# hawx



## mainsy (May 27, 2008)

picked this up from asda tonight as i liked the tv ad for it. had a quick play and it seems quite good.

will have a right go at it tomorrow. anyone else bought it?


----------



## andyboygsi (Aug 30, 2007)

what is it?


----------



## mainsy (May 27, 2008)

andyboygsi said:


> what is it?


its the new game from the tom clancy series. you fly fighter planes


----------



## TinyD (Feb 18, 2009)

It is Good! 

Much Easier with the flight stick with Throttle I keep over stressing the airframes though.


----------



## tom_painter85 (Jul 5, 2007)

Bought on Amazon this morning - looking forward to having a play! Demo was really good, although I'd quite like to get a stick for it

Is the Saitek one the only flight stick they do for the 360? I can't find any others at the moment...


----------



## Grizzle (Jul 12, 2006)

Got it today for the ps3 and already there is an update WTF!!!

Still i loved the demo hence the purchase 

PS3 Tag: Grizzle19


----------



## rallyman1978 (Aug 8, 2007)

Got it on 360 - loving it

rallyman1978 is my gaming tag


----------



## Mr Face Jr (Feb 20, 2009)

Its great! Got it on the PS3, the graphics are pretty good.

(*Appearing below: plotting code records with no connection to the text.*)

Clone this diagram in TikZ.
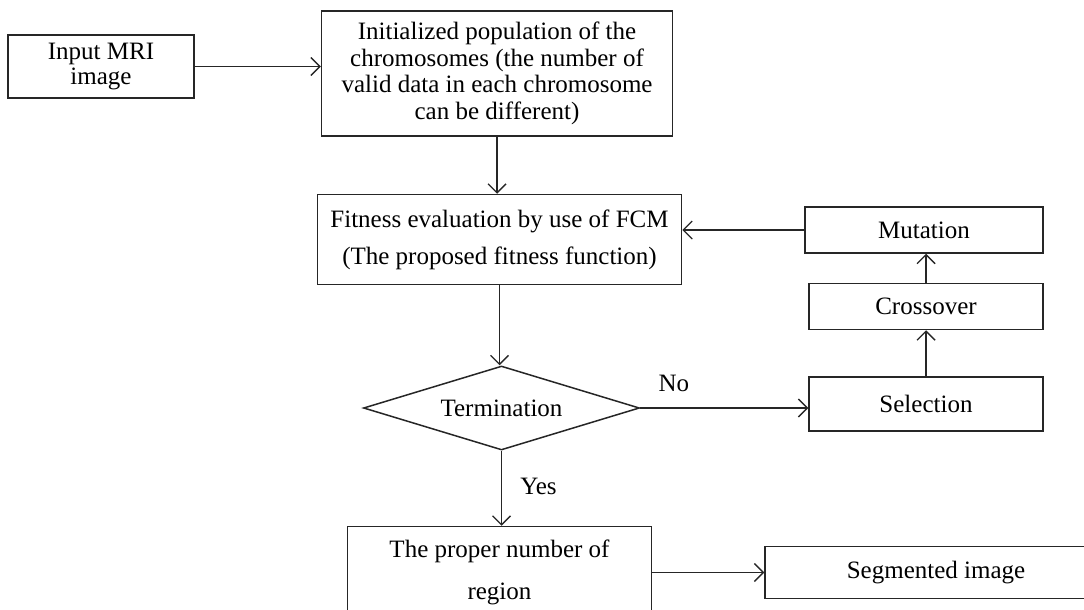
\documentclass[tikz,border=0pt]{standalone}
\usepackage{fontspec}
\setmainfont{Liberation Serif}
\usepackage{tikz}
\usetikzlibrary{shapes.geometric,arrows.meta,positioning}
\definecolor{edge}{HTML}{262626}

\begin{document}
\begin{tikzpicture}[
    x=1pt, y=1pt,
    box/.style={rectangle, draw=edge, line width=1.5pt, inner sep=0pt,
                align=center, font=\fontsize{25}{26.5}\selectfont},
    decision/.style={diamond, draw=edge, line width=1.5pt, inner sep=0pt,
                aspect=3.3, minimum width=276pt, minimum height=84pt,
                font=\fontsize{25}{26.5}\selectfont},
    flow/.style={draw=edge, line width=1.4pt,
                -{Straight Barb[length=9pt,width=18pt]}},
    answer/.style={font=\fontsize{25}{26.5}\selectfont, inner sep=0pt},
]

\useasboundingbox (0,0) rectangle (1084,-610);

\node[box, minimum width=186pt, minimum height=63pt,
      font=\fontsize{25}{25}\selectfont] (input) at (101,-66.5) {Input MRI\\image};
\node[box, right=126pt of input, yshift=-7pt,
      minimum width=351pt, minimum height=125pt] (init)
      {Initialized population of the\\chromosomes (the number of\\valid data in each chromosome\\can be different)};
\node[box, below=57pt of init, xshift=2.5pt,
      minimum width=364pt, minimum height=90pt,
      font=\fontsize{25}{37}\selectfont] (fitness)
      {Fitness evaluation by use of FCM\\(The proposed fitness function)};
\node[decision, below=80pt of fitness, xshift=2pt] (term) {Termination};
\node[box, below=75pt of term, xshift=-2pt,
      minimum width=304pt, minimum height=92pt,
      font=\fontsize{25}{42}\selectfont] (region) {The proper number of\\region};
\node[box, right=112pt of region,
      minimum width=342pt, minimum height=52pt] (segmented) {Segmented image};
\node[box, right=168pt of term, yshift=4pt,
      minimum width=234pt, minimum height=54pt] (selection) {Selection};
\node[box, above=46pt of selection,
      minimum width=234pt, minimum height=46pt] (crossover) {Crossover};
\node[box, above=29pt of crossover, xshift=-2pt,
      minimum width=238pt, minimum height=46pt] (mutation) {Mutation};

% main flow
\draw[flow] (input.east) -- (input.east -| init.west);
\draw[flow] (init.south) -- (init.south |- fitness.north);
\draw[flow] (fitness.south) -- (fitness.south |- term.north);
\draw[flow] (term.south) -- (term.south |- region.north)
      node[answer, pos=0.48, xshift=37pt] {Yes};
\draw[flow] (region.east) -- (segmented.west);

% loop back
\draw[flow] (term.east) -- (term.east -| selection.west)
      node[answer, pos=0.2, yshift=25pt] {No};
\draw[flow] (selection.north) -- (crossover.south);
\draw[flow] (crossover.north) -- (crossover.north |- mutation.south);
\draw[flow] (mutation.west) -- (mutation.west -| fitness.east);

\end{tikzpicture}
\end{document}
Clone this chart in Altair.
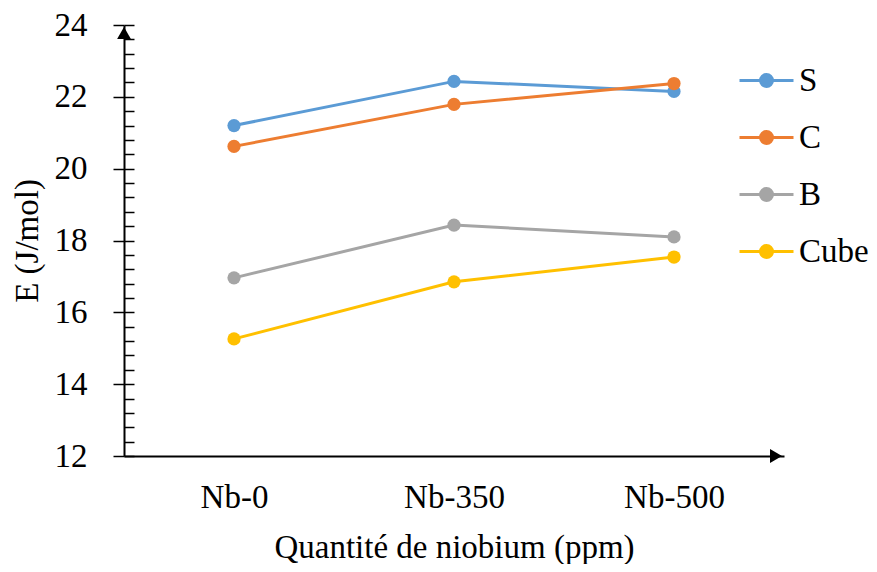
import altair as alt
import pandas as pd

# ---- data ----
categories = ["Nb-0", "Nb-350", "Nb-500"]
series_names = ["S", "C", "B", "Cube"]
S_vals = [21.2, 22.43, 22.15]
C_vals = [20.62, 21.79, 22.37]
B_vals = [16.96, 18.43, 18.1]
Cube_vals = [15.26, 16.85, 17.54]
colors = ["#5B9BD5", "#ED7D31", "#A5A5A5", "#FFC000"]
y_ticks = [12, 14, 16, 18, 20, 22, 24]
y_minor = [round(12 + 0.4 * i, 1) for i in range(31)]

rows = []
for name, vals in zip(series_names, [S_vals, C_vals, B_vals, Cube_vals]):
    for c, v in zip(categories, vals):
        rows.append({"Quantité": c, "E": v, "Série": name})
df = pd.DataFrame(rows)

W, H = 660, 431
FONT = "Liberation Serif"
FS = 33

ydom = alt.Scale(domain=[12, 24], nice=False, zero=False)
xscale = alt.Scale(type="point", padding=0.5)

# legend symbol: a line with a filled (concentric rings) circle
rings = [0.222, 0.167, 0.111, 0.056, 0.02]
path = "M-1,0L1,0"
for r in rings:
    path += f"M{r},0A{r},{r} 0 1,1 {-r},0A{r},{r} 0 1,1 {r},0"

x_axis = alt.Axis(title="Quantité de niobium (ppm)", labelAngle=0, ticks=False, tickSize=0,
                  labelPadding=25, titlePadding=17, domainColor="black", domainWidth=2,
                  labelFont=FONT, labelFontSize=FS, labelColor="black",
                  titleFont=FONT, titleFontSize=FS, titleColor="black",
                  titleFontWeight="normal", grid=False)

base = alt.Chart(df)

lines = base.mark_line(strokeWidth=3).encode(
    x=alt.X("Quantité:N", sort=categories, scale=xscale, axis=x_axis),
    y=alt.Y("E:Q", scale=ydom,
            axis=alt.Axis(title="E (J/mol)", values=y_ticks, tickSize=11, tickWidth=1.5,
                          tickColor="black", domainColor="black", domainWidth=2,
                          labelPadding=26, titlePadding=10, grid=False,
                          labelFont=FONT, labelFontSize=FS, labelColor="black",
                          titleFont=FONT, titleFontSize=FS, titleColor="black",
                          titleFontWeight="normal")),
    color=alt.Color("Série:N", sort=series_names,
                    scale=alt.Scale(domain=series_names, range=colors),
                    legend=alt.Legend(title=None, orient="none", legendX=614, legendY=27,
                                      symbolType=path, symbolSize=2916, symbolStrokeWidth=3,
                                      labelFont=FONT, labelFontSize=FS, labelColor="black",
                                      labelOffset=4, rowPadding=11, padding=0)),
    detail="Série:N",
)

points = base.mark_point(filled=True, size=175, opacity=1).encode(
    x=alt.X("Quantité:N", sort=categories, scale=xscale, axis=x_axis),
    y=alt.Y("E:Q", scale=ydom, axis=None),
    color=alt.Color("Série:N", sort=series_names,
                    scale=alt.Scale(domain=series_names, range=colors), legend=None),
)

arrow_df = pd.DataFrame({"v": [24]})
y_arrow = alt.Chart(arrow_df).mark_point(shape="triangle-up", filled=True, size=190,
                                         color="black", opacity=1, yOffset=8).encode(
    x=alt.value(0),
    y=alt.Y("v:Q", scale=ydom,
            axis=alt.Axis(orient="right", offset=-W, values=y_minor, tickSize=10,
                          tickWidth=1.5, tickColor="black", labels=False, domain=False,
                          title=None, grid=False)),
)

x_arrow_df = pd.DataFrame({"v": [12]})
x_arrow = alt.Chart(x_arrow_df).mark_point(shape="triangle-right", filled=True, size=190,
                                           color="black", opacity=1, xOffset=-8).encode(
    x=alt.value(W),
    y=alt.Y("v:Q", scale=ydom, axis=None),
)

chart = alt.layer(lines, points, y_arrow, x_arrow).resolve_axis(y="independent").properties(
    width=W, height=H,
    autosize=alt.AutoSizeParams(type="none"),
    padding={"left": 116, "top": 17, "right": 85, "bottom": 108},
).configure(background="white").configure_view(stroke=None)

chart.save("out.html", embed_options={"renderer": "svg", "actions": False})
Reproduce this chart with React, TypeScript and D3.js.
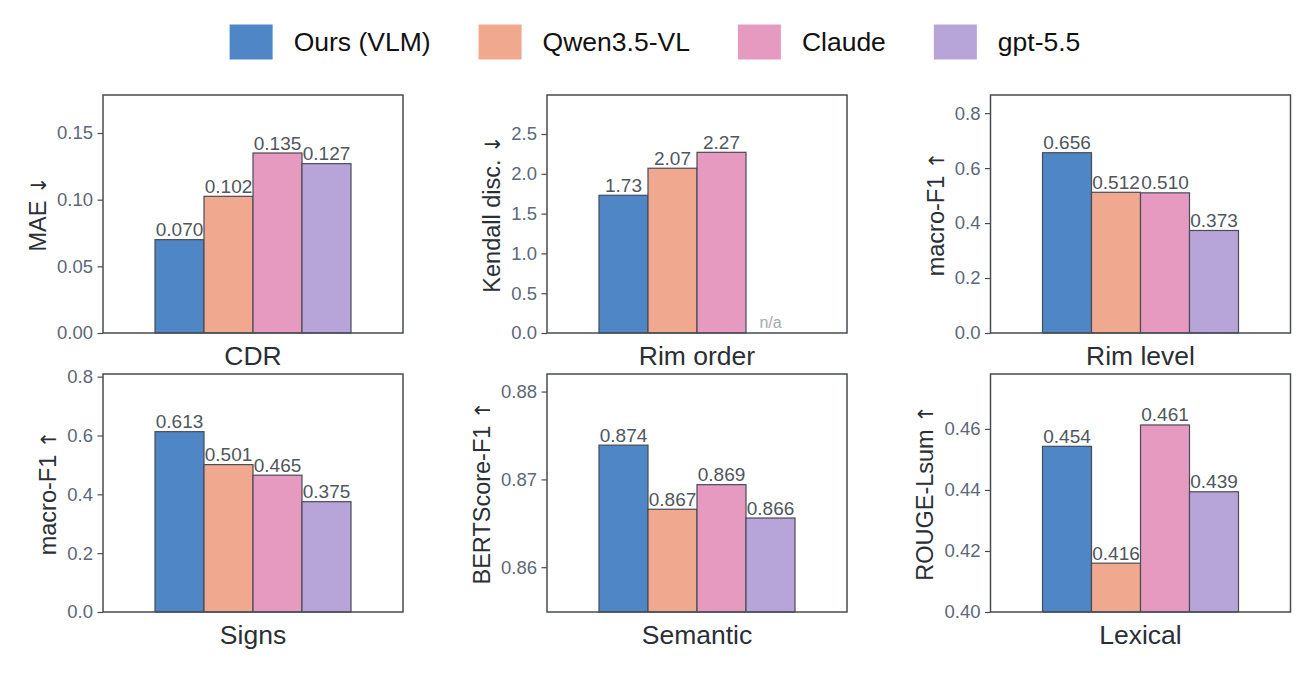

Abit easy though.


----------



## mouthyman (May 1, 2006)

i really like it, the only thing that annpys me slightly is when you turn off the assistance and it changes the view, because sometimes you can no longer see the targets in front of you


----------



## jasonbarnes (Sep 10, 2008)

to easy finished it in about 5 hours, brilliant game but not long enough or hard enough, anyone played online yet?


----------



## TinyD (Feb 18, 2009)

yep i keep getting owned after about 10pm by american kids


----------